Heart of (Semi) Darkness

What we mean when we say we're giving ourselves to anyone or anything

I’ve been thinking this week quite a bit about what it means to give yourself to someone, or to your work, or to anything else. There’s a certain amount of confidence that feels innate in the common usage of the phrase, as if giving ourselves to someone or to something is fundamentally a kindness. The words themselves could imply a sense of charity even, maybe not so far as to say we’re a donation or an alm but certainly that this is a big, important gesture we’re doing and the person or the project or the thing on the receiving end should feel lucky to have us. For my part at least, amidst the countless failures of my life I’ve felt genuine shock or surprise at the eventual situations and wondered how this could have happened if I gave it my all. Not often pausing even for a few moments to wonder if the things that happened took place for exactly that reason. Maybe this result was the natural outcome of something in me that was included in the deal. Maybe in that moment or season or whatever else, it just couldn’t really have gone any other way with me involving that particular version or period of myself to the fullest extent.
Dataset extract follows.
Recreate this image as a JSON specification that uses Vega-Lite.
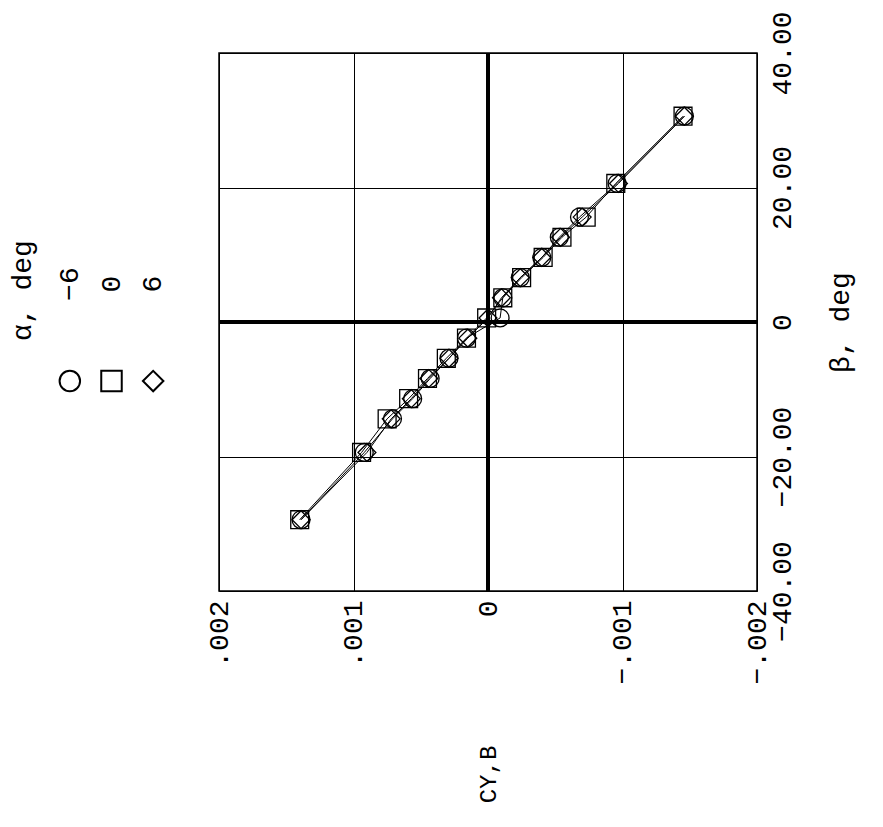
{
  "$schema": "https://vega.github.io/schema/vega-lite/v6.json",
  "autosize": {"type": "none"},
  "padding": {"left": 49, "top": 53, "right": 834, "bottom": 774},
  "background": "white",
  "bounds": "flush",
  "spacing": 45,
  "config": {
    "view": {"stroke": "black", "strokeWidth": 1.5},
    "font": "Liberation Mono",
    "axis": {
      "labelFont": "Liberation Mono",
      "titleFont": "Liberation Mono",
      "labelColor": "black",
      "titleColor": "black",
      "labelFontSize": 28,
      "titleFontSize": 28,
      "titleFontWeight": "normal",
      "gridColor": "black",
      "gridOpacity": 1,
      "gridWidth": 1,
      "domain": false,
      "ticks": false,
      "labelOverlap": false,
      "labelFlush": false,
      "labelBound": false
    },
    "text": {"font": "Liberation Mono"}
  },
  "hconcat": [
    {
      "width": 125,
      "height": 538,
      "view": {"stroke": null},
      "data": {
        "values": [
          {"alpha": -6, "label": "−6"},
          {"alpha": 0, "label": "0"},
          {"alpha": 6, "label": "6"}
        ]
      },
      "encoding": {
        "x": {
          "field": "alpha",
          "type": "ordinal",
          "scale": {"type": "point", "padding": 0.5, "domain": [-6, 0, 6]},
          "axis": null
        }
      },
      "layer": [
        {
          "mark": {"type": "point", "filled": false, "color": "black", "strokeWidth": 2, "size": 420, "opacity": 1},
          "encoding": {
            "y": {
              "datum": 0,
              "type": "quantitative",
              "scale": {"domain": [-2.08, 3.25], "nice": false, "zero": false},
              "axis": {
                "orient": "left",
                "title": "α, deg",
                "labels": false,
                "grid": false,
                "titlePadding": 13,
                "titleY": 237,
                "titleAngle": -90,
                "titleAlign": "center"
              }
            },
            "shape": {
              "field": "alpha",
              "type": "nominal",
              "scale": {"domain": [-6, 0, 6], "range": ["circle", "square", "diamond"]},
              "legend": null
            }
          }
        },
        {
          "mark": {"type": "text", "angle": -90, "fontSize": 28, "color": "black", "align": "center", "baseline": "middle", "dx": -4},
          "encoding": {
            "y": {"datum": 1, "type": "quantitative"},
            "text": {"field": "label"}
          }
        }
      ]
    },
    {
      "width": 538,
      "height": 538,
      "data": {
        "values": [
          {"alpha": -6, "beta": 30.6, "cy": -0.00146},
          {"alpha": -6, "beta": 20.6, "cy": -0.00096},
          {"alpha": -6, "beta": 15.6, "cy": -0.00068},
          {"alpha": -6, "beta": 12.6, "cy": -0.00053},
          {"alpha": -6, "beta": 9.6, "cy": -0.00040},
          {"alpha": -6, "beta": 6.6, "cy": -0.00024},
          {"alpha": -6, "beta": 3.6, "cy": -0.00011},
          {"alpha": -6, "beta": 0.6, "cy": -0.00009},
          {"alpha": -6, "beta": -2.4, "cy": 0.00016},
          {"alpha": -6, "beta": -5.4, "cy": 0.00029},
          {"alpha": -6, "beta": -8.4, "cy": 0.00043},
          {"alpha": -6, "beta": -11.4, "cy": 0.00056},
          {"alpha": -6, "beta": -14.4, "cy": 0.00071},
          {"alpha": -6, "beta": -19.4, "cy": 0.00092},
          {"alpha": -6, "beta": -29.4, "cy": 0.00139},
          {"alpha": 0, "beta": 30.6, "cy": -0.00145},
          {"alpha": 0, "beta": 20.6, "cy": -0.00095},
          {"alpha": 0, "beta": 15.6, "cy": -0.00073},
          {"alpha": 0, "beta": 12.6, "cy": -0.00055},
          {"alpha": 0, "beta": 9.6, "cy": -0.00041},
          {"alpha": 0, "beta": 6.6, "cy": -0.00025},
          {"alpha": 0, "beta": 3.6, "cy": -0.00011},
          {"alpha": 0, "beta": 0.6, "cy": 0.00001},
          {"alpha": 0, "beta": -2.4, "cy": 0.00016},
          {"alpha": 0, "beta": -5.4, "cy": 0.00031},
          {"alpha": 0, "beta": -8.4, "cy": 0.00045},
          {"alpha": 0, "beta": -11.4, "cy": 0.00059},
          {"alpha": 0, "beta": -14.4, "cy": 0.00075},
          {"alpha": 0, "beta": -19.4, "cy": 0.00094},
          {"alpha": 0, "beta": -29.4, "cy": 0.00140},
          {"alpha": 6, "beta": 30.6, "cy": -0.00146},
          {"alpha": 6, "beta": 20.6, "cy": -0.00097},
          {"alpha": 6, "beta": 15.6, "cy": -0.00070},
          {"alpha": 6, "beta": 12.6, "cy": -0.00054},
          {"alpha": 6, "beta": 9.6, "cy": -0.00040},
          {"alpha": 6, "beta": 6.6, "cy": -0.00024},
          {"alpha": 6, "beta": 3.6, "cy": -0.00010},
          {"alpha": 6, "beta": 0.6, "cy": 0.00000},
          {"alpha": 6, "beta": -2.4, "cy": 0.00015},
          {"alpha": 6, "beta": -5.4, "cy": 0.00029},
          {"alpha": 6, "beta": -8.4, "cy": 0.00044},
          {"alpha": 6, "beta": -11.4, "cy": 0.00057},
          {"alpha": 6, "beta": -14.4, "cy": 0.00072},
          {"alpha": 6, "beta": -19.4, "cy": 0.00090},
          {"alpha": 6, "beta": -29.4, "cy": 0.00139}
        ]
      },
      "layer": [
        {
          "mark": {"type": "point", "filled": false, "color": "black", "strokeWidth": 1.3, "opacity": 1, "size": 320},
          "encoding": {
            "x": {
              "field": "cy",
              "type": "quantitative",
              "scale": {"domain": [-0.002, 0.002], "reverse": true, "nice": false, "zero": false},
              "axis": {
                "orient": "bottom",
                "values": [-0.002, -0.001, 0, 0.001, 0.002],
                "labelAngle": -90,
                "labelAlign": "right",
                "labelBaseline": "middle",
                "labelPadding": 9,
                "labelExpr": "datum.value == 0 ? '0' : replace(format(datum.value, '.3f'), '0.', '.')",
                "title": "CY,B",
                "titleFontSize": 24,
                "titleAngle": -90,
                "titleAlign": "center",
                "titleBaseline": "middle",
                "titlePadding": 90
              }
            },
            "y": {
              "field": "beta",
              "type": "quantitative",
              "scale": {"domain": [-40, 40], "nice": false, "zero": false},
              "axis": {
                "orient": "right",
                "values": [-40, -20, 0, 20, 40],
                "labelAngle": -90,
                "labelAlign": "center",
                "labelBaseline": "top",
                "labelPadding": 11,
                "labelExpr": "datum.value == 0 ? '0' : format(datum.value, '.2f')",
                "title": "β, deg",
                "titleAngle": -90,
                "titleAlign": "center",
                "titleBaseline": "top",
                "titlePadding": 30
              }
            },
            "shape": {
              "field": "alpha",
              "type": "nominal",
              "scale": {"domain": [-6, 0, 6], "range": ["circle", "square", "diamond"]},
              "legend": null
            }
          }
        },
        {
          "mark": {"type": "rule", "color": "black", "strokeWidth": 3},
          "encoding": {"x": {"datum": 0}}
        },
        {
          "mark": {"type": "rule", "color": "black", "strokeWidth": 3},
          "encoding": {"y": {"datum": 0}}
        },
        {
          "mark": {"type": "line", "color": "black", "strokeWidth": 1},
          "encoding": {
            "x": {"field": "cy", "type": "quantitative"},
            "y": {"field": "beta", "type": "quantitative"},
            "detail": {"field": "alpha", "type": "nominal"},
            "order": {"field": "beta", "type": "quantitative"}
          }
        }
      ]
    }
  ]
}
I don’t say that from an angle of depression or wound-licking. The past is over and, in very real and literal ways, it is what it is. Instead, I say it after a few days of unpacking what I actually mean when I use the phrase in the first place. The traditional fear of vulnerability is knowing that someone else will hurt us, but the less admitted and equally present reality is that the real us will hurt them, and I think getting older has made my shoulders more aware of the weight of my commitments and undertakings. I don’t think there’s a resolution for it, it’s just part of the table stakes for being alive, but chasing that idea around a bit during the margins of my week led me back to a poem from Jorge Luis Borges that feels as prescient and important now as it did the first time I read it years ago. What we’re talking about when we’re talking about love must include the hungry animal in us if we want it to be true, and his writing here is a genius moment of self-disclosure that certainly helps show us the way.

Happy Friday.

I offer you lean streets, desperate sunsets, the
      moon of the jagged suburbs.
   I offer you the bitterness of a man who has looked
      long and long at the lonely moon.
   I offer you my ancestors, my dead men, the ghosts
      that living men have honoured in bronze:
      my father's father killed in the frontier of
      Buenos Aires, two bullets through his lungs,
      bearded and dead, wrapped by his soldiers in
      the hide of a cow; my mother's grandfather
      --just twentyfour-- heading a charge of
      three hundred men in Peru, now ghosts on
      vanished horses.
   I offer you whatever insight my books may hold, 
      whatever manliness or humour my life.
   I offer you the loyalty of a man who has never
      been loyal.
   I offer you that kernel of myself that I have saved,
      somehow --the central heart that deals not
      in words, traffics not with dreams, and is
      untouched by time, by joy, by adversities.
   I offer you the memory of a yellow rose seen at
      sunset, years before you were born.
   I offer you explanations of yourself, theories about
      yourself, authentic and surprising news of 
      yourself.
   I can give you my loneliness, my darkness, the
      hunger of my heart; I am trying to bribe you 
      with uncertainty, with danger, with defeat.